Accessing Network Address Information

The DSDL provides convenience functions to return network address information for resources and resource groups. For example, the scds_get_netaddr_list() retrieves the network address resources that are used by a resource, enabling a fault monitor to probe the application.

The DSDL also provides a set of functions for TCP-based monitoring. Typically, these functions establish a simple socket connect to a service, read and write data to the service, and disconnect from the service. The result of the probe can be sent to the DSDL scds_fm_action() function to determine the action to take.

See xfnts_validate Method for an example of TCP-based fault monitoring.

Debugging the Resource Type Implementation

The DSDL has built-in features to help you debug your data service.

The DSDL utility scds_syslog_debug() provides a basic framework for adding debugging statements to the resource type implementation. The debugging level (a number between 1-9) can be dynamically set for each resource type implementation on each cluster node. A file named /var/cluster/rgm/rt/rtname/loglevel, which contains only an integer between 1 and 9, is read by all resource type callback methods. The DSDL function scds_initialize() reads this file and sets the debug level internally to the specified level. The default debug level 0 specifies that the data service is not to log debugging messages.

The scds_syslog_debug() function uses the facility that is returned by the scha_cluster_getlogfacility() function at a priority of LOG_DEBUG. You can configure these debug messages in the /etc/syslog.conf file.

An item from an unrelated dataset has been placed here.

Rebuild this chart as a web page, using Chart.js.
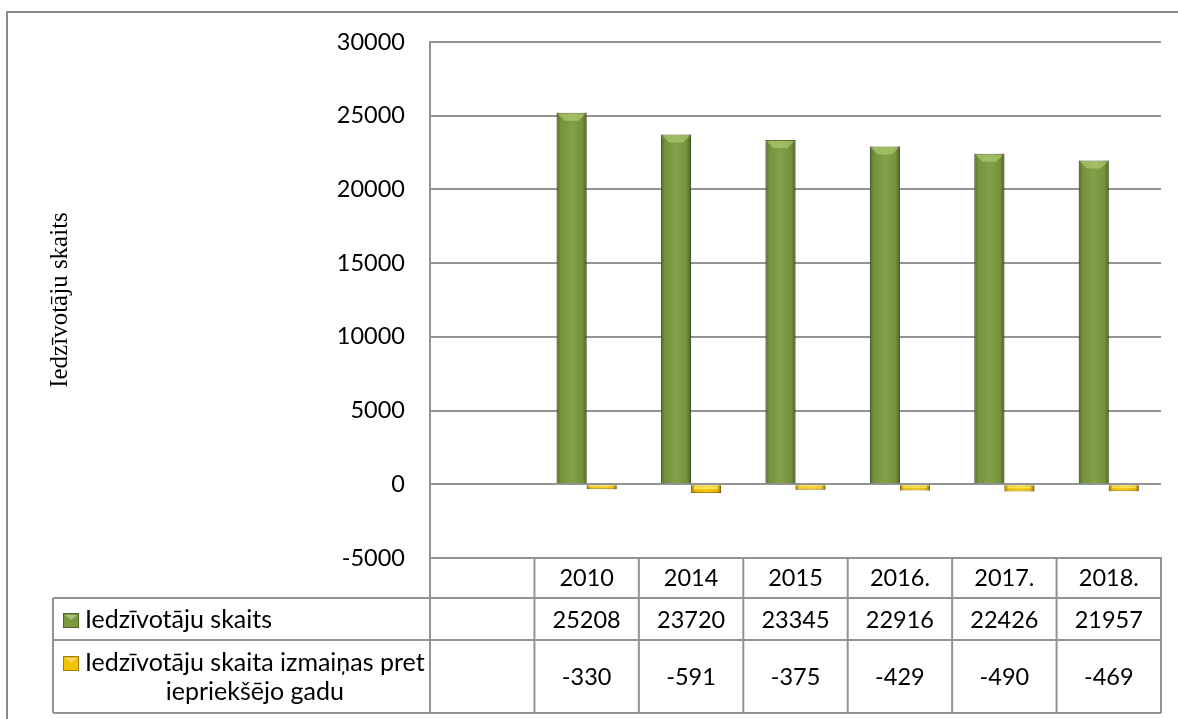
<!DOCTYPE html>
<html>
<head>
<meta charset="utf-8">
<script src="https://cdn.jsdelivr.net/npm/chart.js@4.4.1/dist/chart.umd.min.js"></script>
<style>
    html, body { margin: 0; padding: 0; background: #fff; }
    #wrap { width: 1178px; height: 719px; }
</style>
</head>
<body>
<div id="wrap"><canvas id="myChart" width="1178" height="719"></canvas></div>
<script>
// chart data
const categories = ['', '2010', '2014', '2015', '2016.', '2017.', '2018.'];
const populationValues = [null, 25208, 23720, 23345, 22916, 22426, 21957];
const changeValues = [null, -330, -591, -375, -429, -490, -469];
const yTicks = [-5000, 0, 5000, 10000, 15000, 20000, 25000, 30000];
const seriesLabels = [
    ['Iedzīvotāju skaits'],
    ['Iedzīvotāju skaita izmaiņas pret', 'iepriekšējo gadu']
];
const axisTitle = 'Iedzīvotāju skaits';

const LINE = '#939393';
const FONT = '23.5px Lato, Carlito, sans-serif';
const LABEL_FONT = '25px Lato, Carlito, sans-serif';
const GREEN = '#7b9a3f';
const YELLOW = '#f2c300';

// outer frame of the chart object
const framePlugin = {
    id: 'frame',
    beforeDraw(chart) {
        const ctx = chart.ctx;
        ctx.save();
        ctx.strokeStyle = '#8a8a8a';
        ctx.lineWidth = 2;
        ctx.beginPath();
        ctx.moveTo(7, chart.height);
        ctx.lineTo(7, 12);
        ctx.lineTo(chart.width, 12);
        ctx.stroke();
        ctx.restore();
    }
};

// fake Excel bevel on the bars
const bevelPlugin = {
    id: 'bevel',
    afterDatasetsDraw(chart) {
        const ctx = chart.ctx;
        chart.data.datasets.forEach((ds, di) => {
            const meta = chart.getDatasetMeta(di);
            meta.data.forEach((bar, i) => {
                if (ds.data[i] === null) return;
                const p = bar.getProps(['x', 'y', 'base', 'width'], true);
                const left = p.x - p.width / 2;
                const right = p.x + p.width / 2;
                const top = Math.min(p.y, p.base);
                const h = Math.abs(p.base - p.y);
                ctx.save();
                const g = ctx.createLinearGradient(left, 0, right, 0);
                g.addColorStop(0, 'rgba(0,0,0,0.30)');
                g.addColorStop(0.14, 'rgba(0,0,0,0.04)');
                g.addColorStop(0.5, 'rgba(255,255,255,0.06)');
                g.addColorStop(0.86, 'rgba(0,0,0,0.06)');
                g.addColorStop(1, 'rgba(0,0,0,0.38)');
                ctx.fillStyle = g;
                ctx.fillRect(left, top, p.width, h);
                if (ds.data[i] > 0) {
                    const b = 8;
                    ctx.fillStyle = 'rgba(190,215,120,0.55)';
                    ctx.beginPath();
                    ctx.moveTo(left + 1, top + 1);
                    ctx.lineTo(right - 1, top + 1);
                    ctx.lineTo(right - b, top + b);
                    ctx.lineTo(left + b, top + b);
                    ctx.closePath();
                    ctx.fill();
                } else {
                    ctx.fillStyle = 'rgba(255,240,120,0.7)';
                    ctx.fillRect(left + 3, top + 1, p.width - 6, Math.max(1, h / 2 - 1));
                }
                ctx.restore();
            });
        });
    }
};

function drawMarker(ctx, x, y, color, dark) {
    ctx.fillStyle = color;
    ctx.fillRect(x, y, 16, 15);
    ctx.strokeStyle = dark;
    ctx.lineWidth = 1;
    ctx.strokeRect(x + 0.5, y + 0.5, 15, 14);
    ctx.fillStyle = 'rgba(255,255,255,0.35)';
    ctx.beginPath();
    ctx.moveTo(x + 2, y + 2);
    ctx.lineTo(x + 14, y + 2);
    ctx.lineTo(x + 8, y + 7);
    ctx.closePath();
    ctx.fill();
}

// data table under the plot, Excel style
const tablePlugin = {
    id: 'dataTable',
    afterDraw(chart) {
        const ctx = chart.ctx;
        const xs = chart.scales.x;
        const area = chart.chartArea;
        const colW = xs.width / categories.length;
        const edges = categories.map((c, i) => xs.getPixelForValue(i) - colW / 2);
        edges.push(xs.right);

        const labelLeft = 53;
        const rows = [area.bottom, 598, 640, 713];
        const rowSeries = [populationValues, changeValues];

        ctx.save();
        ctx.strokeStyle = LINE;
        ctx.lineWidth = 2;
        ctx.beginPath();
        ctx.moveTo(area.left, rows[0]); ctx.lineTo(area.right, rows[0]);
        for (let r = 1; r < rows.length; r++) {
            ctx.moveTo(labelLeft, rows[r]); ctx.lineTo(area.right, rows[r]);
        }
        ctx.moveTo(labelLeft, rows[1]); ctx.lineTo(labelLeft, rows[3]);
        edges.forEach((ex, i) => {
            ctx.moveTo(ex, i === 0 ? area.top : rows[0]);
            ctx.lineTo(ex, rows[3]);
        });
        ctx.stroke();

        ctx.fillStyle = '#000';
        ctx.font = FONT;
        ctx.textAlign = 'center';
        ctx.textBaseline = 'middle';
        categories.forEach((c, i) => {
            const cx = xs.getPixelForValue(i);
            ctx.fillText(c, cx, (rows[0] + rows[1]) / 2);
            rowSeries.forEach((vals, r) => {
                if (vals[i] === null) return;
                ctx.fillText(String(vals[i]), cx, (rows[r + 1] + rows[r + 2]) / 2 + 1);
            });
        });

        // series labels with markers
        const markerColors = [[GREEN, '#4f6228'], [YELLOW, '#a07c00']];
        const textLeft = 85;
        ctx.font = LABEL_FONT;
        seriesLabels.forEach((lines, r) => {
            const mid = (rows[r + 1] + rows[r + 2]) / 2 + 1;
            const lh = 29;
            const y0 = mid - (lines.length - 1) * lh / 2;
            drawMarker(ctx, 63, y0 - 7, markerColors[r][0], markerColors[r][1]);
            ctx.fillStyle = '#000';
            const firstW = ctx.measureText(lines[0]).width;
            lines.forEach((ln, k) => {
                if (k === 0) {
                    ctx.textAlign = 'left';
                    ctx.fillText(ln, textLeft, y0);
                } else {
                    ctx.textAlign = 'center';
                    ctx.fillText(ln, textLeft + firstW / 2, y0 + k * lh);
                }
            });
        });
        ctx.restore();
    }
};

const ctx = document.getElementById('myChart').getContext('2d');
new Chart(ctx, {
    type: 'bar',
    data: {
        labels: categories,
        datasets: [{
            label: seriesLabels[0].join(' '),
            data: populationValues,
            backgroundColor: GREEN,
            borderColor: '#5e7433',
            borderWidth: 1,
            barPercentage: 1,
            categoryPercentage: 0.575
        }, {
            label: seriesLabels[1].join(' '),
            data: changeValues,
            backgroundColor: YELLOW,
            borderColor: '#a88400',
            borderWidth: 1,
            barPercentage: 1,
            categoryPercentage: 0.575
        }]
    },
    options: {
        responsive: false,
        animation: false,
        devicePixelRatio: 1,
        layout: { padding: { top: 42, right: 17, bottom: 0, left: 0 } },
        plugins: {
            legend: { display: false },
            tooltip: { enabled: false }
        },
        scales: {
            x: {
                ticks: { display: false },
                grid: { display: false },
                border: { display: true, color: LINE, width: 2 },
                afterFit(scale) { scale.height = 161; }
            },
            y: {
                min: yTicks[0],
                max: yTicks[yTicks.length - 1],
                afterBuildTicks(scale) { scale.ticks = yTicks.map(v => ({ value: v })); },
                ticks: {
                    padding: 25,
                    color: '#000',
                    font: { family: 'Lato, Carlito, sans-serif', size: 23.5 },
                    callback: v => String(v)
                },
                grid: { color: LINE, lineWidth: 2, drawTicks: false },
                border: { display: true, color: LINE, width: 2 },
                title: {
                    display: true,
                    text: axisTitle,
                    color: '#000',
                    font: { family: '"Liberation Serif", "Times New Roman", serif', size: 25 },
                    padding: { top: 45, bottom: 0 }
                },
                afterFit(scale) { scale.width = 430; }
            }
        }
    },
    plugins: [framePlugin, bevelPlugin, tablePlugin]
});
</script>
</body>
</html>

You can turn some debugging messages into information messages for regular operation of the resource type (perhaps at LOG_INFO priority) by using the scds_syslog() function. Note that the sample DSDL application in Chapter 8, Sample DSDL Resource Type Implementation makes liberal use of the scds_syslog_debug() and scds_syslog() functions.

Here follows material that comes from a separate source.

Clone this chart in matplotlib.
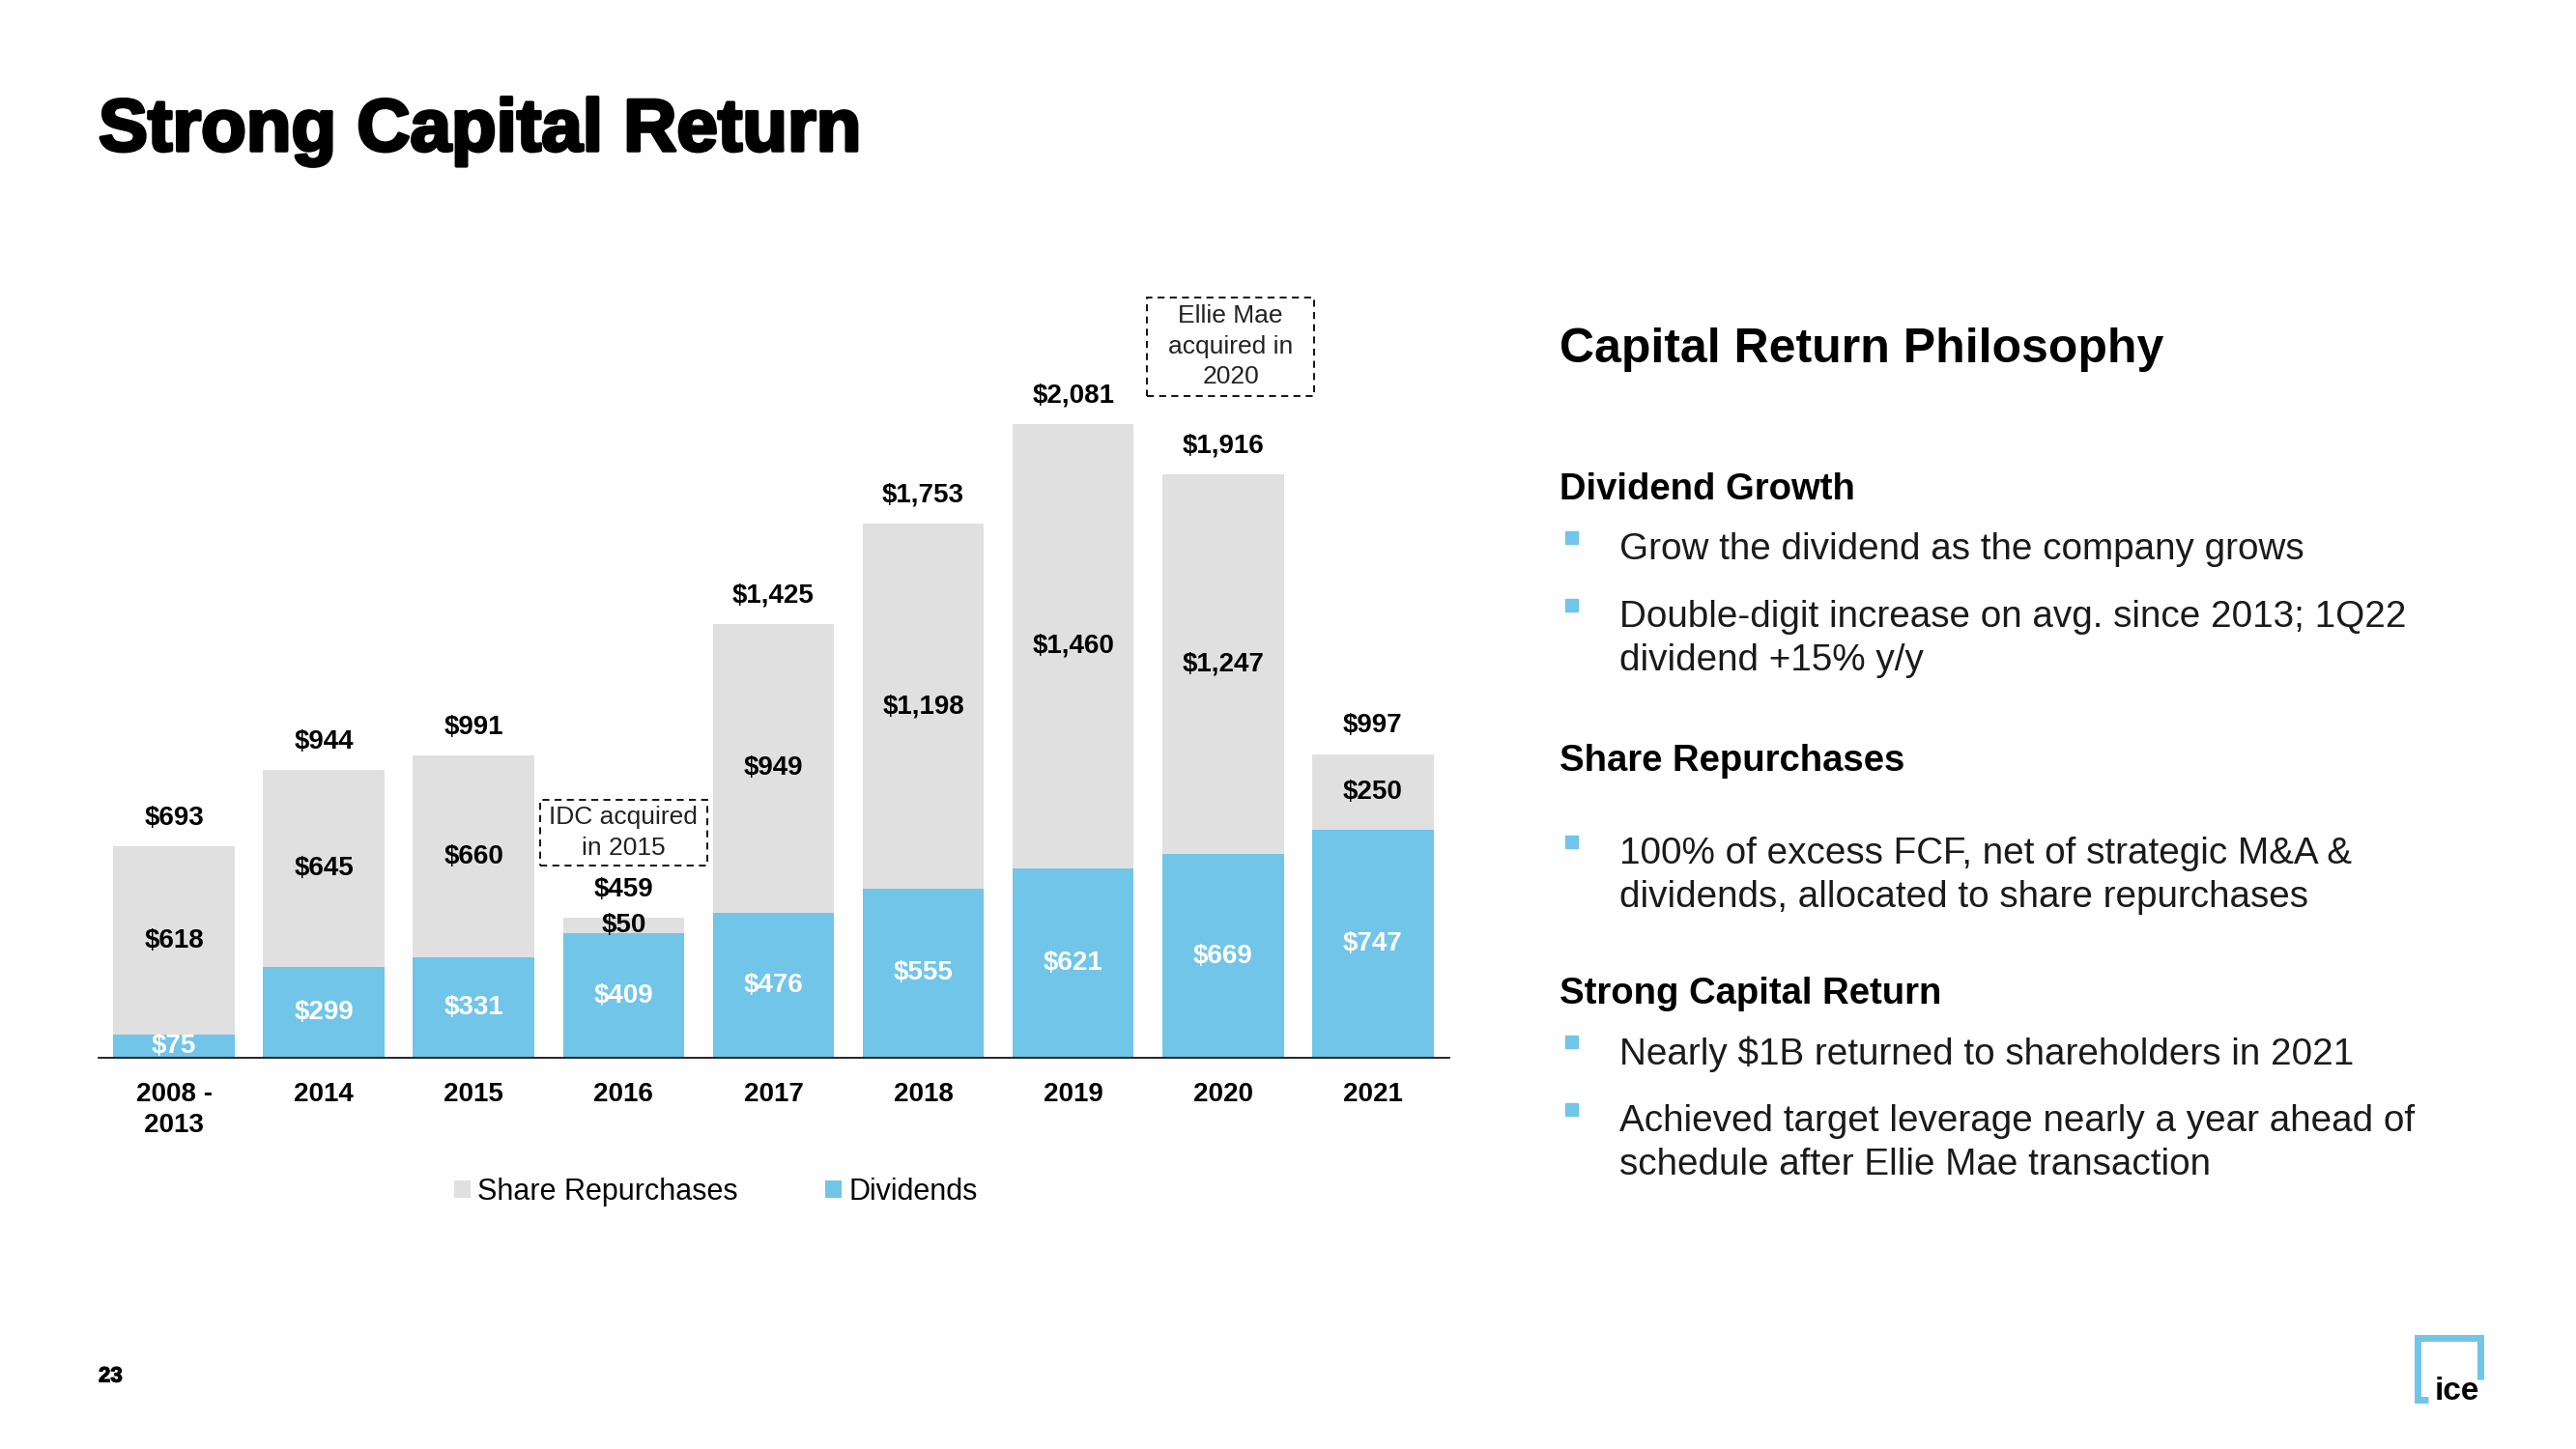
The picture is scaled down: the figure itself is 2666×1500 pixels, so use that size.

Enabling Highly Available Local File Systems

You can use the HAStoragePlus resource type to make a local file system highly available within a Sun Cluster environment. The local file system partitions must be located on global disk groups. Affinity switchovers must be enabled, and the Sun Cluster environment must be configured for failover. This setup enables the cluster administrator to make any file system that is located on multihost disks accessible from any host that is directly connected to those multihost disks. Using a highly available local file system is strongly recommended for some I/O intensive data services. Enabling Highly Available Local File Systems in Sun Cluster Data Services Planning and Administration Guide for Solaris OS contains information about configuring the HAStoragePlus resource type.